The women-led revolution has been visibly brewing on social media since the Green Revolution of 2009, particularly during the 2019 uprising. But the 2022 upheaval is centered on women and triggered by them.

The wave of protests started after 22-year-old Mahsa Amini, from the Kurdistan province in Western Iran, was arrested for not wearing her Hijab according to the Islamic Republic “rules” and lethally beaten. Young women across Iran immediately started marching in the streets, removing their hijab and, at times, burning it.

Days later, 17-year-old Nika Shakarami and 20-year-old Sarina Ismael Zada were also arrested, tortured and killed by the militia. More young women who challenged the forced hijab were also arrested and tortured.

Women across Iran poured into the streets and, with the support and participation of young men, started cutting their hair in public as a message to the ruling elite that the men-dominated society and their Jihadi Khomeinist ideology are no longer accepted.

Iranian women, frustrated by the narrowing of their freedoms and watching the world moving forward in recognizing women’s rights, are ready to argue for freedom of choice. The self-realization by millions of Iranian women that their lives were being wasted by a system that blocked their liberation is pushing the “Mashta wave.”

Iranian teenagers can see, thanks to the internet and social media, how the youngest generation of the free world is living. Even in less free societies, such as Russia, or in non-free societies like China, and even in developing societies like India and Pakistan, women and girls are living full lives with a decent amount of personal freedom: dating, dancing, laughing and advancing.

Meanwhile, girls in Iran are denied minimal access and freedom of movement. Only the returning Taliban was worse.

Ironically, after seeing Afghan women forced to return to the Chador and denied schooling, Iran’s females became even more motivated to rid themselves of their oppressive regime.

They see how Saudi women, with traditionally fewer freedoms than their Iranian sisters, are enjoying a fast-track reform, and how Arab girls are now on Instagram, parallel with Western girls of their age. Iran’s women and youth felt they were thrown into a deep pit of Jihadism while the liberal world was enjoying life and leaving them to their fate.

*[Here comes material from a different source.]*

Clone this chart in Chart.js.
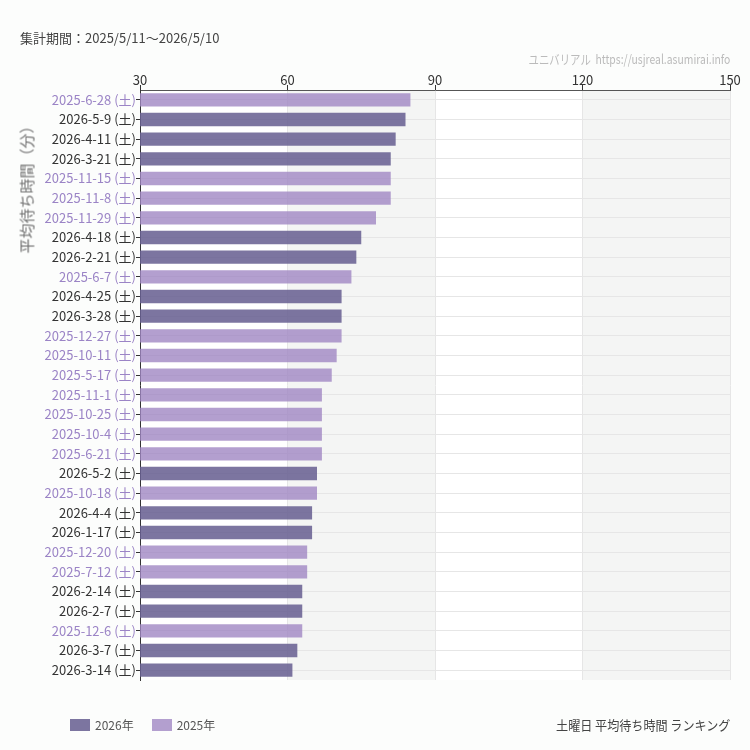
<!DOCTYPE html>
<html lang="ja">
<head>
<meta charset="utf-8">
<script src="https://cdn.jsdelivr.net/npm/chart.js@4.4.1/dist/chart.umd.min.js"></script>
<style>
    html, body { margin: 0; padding: 0; background: #fcfdfc; }
    body { font-family: "Noto Sans CJK JP", "Noto Sans", sans-serif; }
    .wrap { position: relative; width: 750px; height: 750px; }
    .wrap canvas { position: absolute; left: 0; top: 0; }
    .period { position: absolute; left: 20px; top: 28px; font-size: 13px; color: #444; }
    .site { position: absolute; right: 20px; top: 49px; font-size: 13px; color: #bbb;
            transform: scaleX(0.8); transform-origin: right center; white-space: nowrap; }
    .ytitle { position: absolute; left: 26px; top: 186px; font-size: 15px; color: #707070;
              transform: translate(-50%, -50%) rotate(-90deg); white-space: nowrap; }
    .legend { position: absolute; left: 70px; top: 716px; font-size: 12px; color: #555; display: flex; gap: 18px; }
    .legend span { display: inline-flex; align-items: center; }
    .legend i { display: inline-block; width: 20px; height: 12px; margin-right: 5px; }
    .caption { position: absolute; right: 20px; top: 715px; font-size: 13px; color: #444;
               transform: scaleX(0.93); transform-origin: right center; white-space: nowrap; }
</style>
</head>
<body>
<div class="wrap">
    <canvas id="rankChart" width="750" height="750"></canvas>
    <div class="period">集計期間：2025/5/11～2026/5/10</div>
    <div class="site">ユニバリアル&nbsp;&nbsp;https://usjreal.asumirai.info</div>
    <div class="ytitle">平均待ち時間（分）</div>
    <div class="legend" id="legend"></div>
    <div class="caption">土曜日 平均待ち時間 ランキング</div>
</div>
<script>
// Saturdays ranked by average wait (minutes)
const dates = [
    '2025-6-28', '2026-5-9', '2026-4-11', '2026-3-21', '2025-11-15',
    '2025-11-8', '2025-11-29', '2026-4-18', '2026-2-21', '2025-6-7',
    '2026-4-25', '2026-3-28', '2025-12-27', '2025-10-11', '2025-5-17',
    '2025-11-1', '2025-10-25', '2025-10-4', '2025-6-21', '2026-5-2',
    '2025-10-18', '2026-4-4', '2026-1-17', '2025-12-20', '2025-7-12',
    '2026-2-14', '2026-2-7', '2025-12-6', '2026-3-7', '2026-3-14'
];
const waits = [
    85, 84, 82, 81, 81,
    81, 78, 75, 74, 73,
    71, 71, 71, 70, 69,
    67, 67, 67, 67, 66,
    66, 65, 65, 64, 64,
    63, 63, 63, 62, 61
];
const years = ['2026', '2025'];
const xTicks = [30, 60, 90, 120, 150];

const barColors = { '2026': 'rgba(104, 97, 146, 0.87)', '2025': 'rgba(160, 135, 195, 0.8)' };
const labelColors = { '2026': '#333333', '2025': '#9b84c6' };

const yearOf = d => d.slice(0, 4);
const labels = dates.map(d => d + ' (土)');

const datasets = years.map(y => ({
    label: y + '年',
    data: waits.map((v, i) => yearOf(dates[i]) === y ? v : null),
    backgroundColor: barColors[y],
    borderWidth: 0,
    grouped: false,
    categoryPercentage: 1,
    barPercentage: 0.68
}));

// alternating white / gray bands in the plot area
const bands = {
    id: 'bands',
    beforeDraw(chart) {
        const { ctx, chartArea, scales } = chart;
        ctx.save();
        for (let i = 0; i < xTicks.length - 1; i++) {
            const x0 = scales.x.getPixelForValue(xTicks[i]);
            const x1 = scales.x.getPixelForValue(xTicks[i + 1]);
            ctx.fillStyle = i % 2 ? '#f4f5f4' : '#ffffff';
            ctx.fillRect(x0, chartArea.top, x1 - x0, chartArea.bottom - chartArea.top);
        }
        ctx.restore();
    }
};

Chart.defaults.font.family = '"Noto Sans CJK JP", "Noto Sans", sans-serif';

const ctx = document.getElementById('rankChart').getContext('2d');
const chart = new Chart(ctx, {
    type: 'bar',
    data: { labels, datasets },
    plugins: [bands],
    options: {
        indexAxis: 'y',
        responsive: false,
        animation: false,
        layout: { padding: { left: 20, right: 20, top: 62, bottom: 70 } },
        plugins: {
            legend: { display: false },
            tooltip: { enabled: false }
        },
        scales: {
            x: {
                position: 'top',
                min: xTicks[0],
                max: xTicks[xTicks.length - 1],
                afterBuildTicks: s => { s.ticks = xTicks.map(v => ({ value: v })); },
                afterFit: s => { s.height = 28; },
                ticks: { color: '#333', font: { size: 13 }, padding: -3 },
                grid: { color: '#e6e6e6', tickColor: '#333', tickLength: 5 },
                border: { color: '#555' }
            },
            y: {
                afterFit: s => { s.width = 120; },
                ticks: {
                    autoSkip: false,
                    padding: 0,
                    font: { size: 13 },
                    color: c => labelColors[yearOf(dates[c.index])]
                },
                grid: { offset: false, color: '#e6e6e6', tickColor: '#333', tickLength: 4 },
                border: { color: '#333' }
            }
        }
    }
});

// legend built from the datasets
const legendEl = document.getElementById('legend');
chart.data.datasets.forEach(ds => {
    const item = document.createElement('span');
    item.innerHTML = `<i style="background:${ds.backgroundColor}"></i>${ds.label}`;
    legendEl.appendChild(item);
});
</script>
</body>
</html>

Experience, frustration, and comparison was a combustive combination prompting half of Iran’s people to burst into the streets with a before-unseen energy. To them, it was to live, fully live, or die.

In The Coming Revolution: Struggle for Freedom in the Middle East (2010), I projected that Iranian women and youth would lead the next revolutions because traditional society was unable to free itself from the Islamist regime on its own, but the fate of this latest uprising will be decided by the will of the various sectors of Iranian society.

Will workers, peasants, and bureaucrats join the movement? Will the ethnic communities fully mobilize? Will the Iranian army — even if not as equipped as the Pasdaran —  eventually side with the people?

Even if everything else aligns for the freedom movement, the destiny of an Iranian revolution will need the support of the free world.

The regime’s stern, cruel and bloody suppression of this latest revolution is only possible because of the backing of the Iran Deal, including all five permanent members of the U.N. Security Council.

The real question is: Will the American people free themselves from the shackles of the Iran Deal and meet the Iranian people halfway?